12

Is it proven that all 15M images were manually classified correctly and there are no mistakes or randomly selected responses collected?

ivan866
  • 220
  • 2
  • 7

2 Answers2

21

It was actually shown that imagenet and many other famous datasets have lot's of errors in them, including bad labels. See this nice post on the topic:

https://medium.com/@amiralush/large-image-datasets-today-are-a-mess-e3ea4c9e8d22

Iyar Lin
  • 809
  • 5
  • 18
13

In addition to what Iyar Lin has said, I'll mention that there is no such thing as a large organic image dataset with no errors. Even if we were to get many intelligent humans to analyze each image, lots of the images would have too much disagreement to say what is the "correct" label.

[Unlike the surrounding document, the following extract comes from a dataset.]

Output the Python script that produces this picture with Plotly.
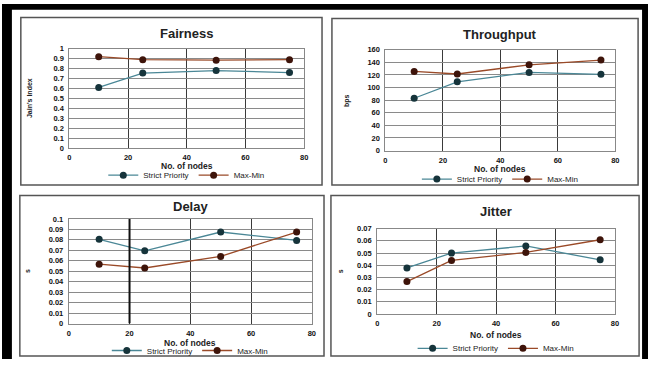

I and another person wrote a report analyzing a small part of the OpenImages dataset. Here is a bit of what we learned. (Full disclosure, this includes some quotes and paraphrasing of that report, but I cannot cite it as it is not public.)

image of pizza?

Look at this image. It appears to feature prosciutto, arugula, and a sprinkling of cheese on top of a toasted base. Is it pizza? It is clear what is contained in the photo, but your answer depends on how you define pizza. You can ask several people, and you will get answers ranging from "probably pizza" to "definitely not pizza" and everywhere in between. No matter whether you label this as a pizza or not, there will be people who say you're wrong.

box with photo of pizza

Now consider this. It is a pizza box with a picture of a pizza on it. Is it pizza? Again, it's clear what is in the photo, but there's no right answer to what counts as a pizza, since it depends on context. It is clearly a picture of a picture of pizza, but you sometimes might want to count it as pizza, and sometimes might not.

unclear food

Lastly, consider this dish. Unlike the past two photos, it is unclear what's in the photo. There's definitely eggs on top, but underneath there are things that could be dough, cheese, and pizza sauce, or could be scrambled eggs and ketchup. Assuming for the sake of the argument that pizza can have fried eggs on top, whether or not this counts as pizza cannot be determined from the photo.

To conclude: while it may be possible to make a "100% correct" dataset by discarding ambiguous samples, it would no longer represent what's in the real world. In the real world, things are ambiguous, and there are "errors" that will always exist due to the philosophical ambiguity of our environment.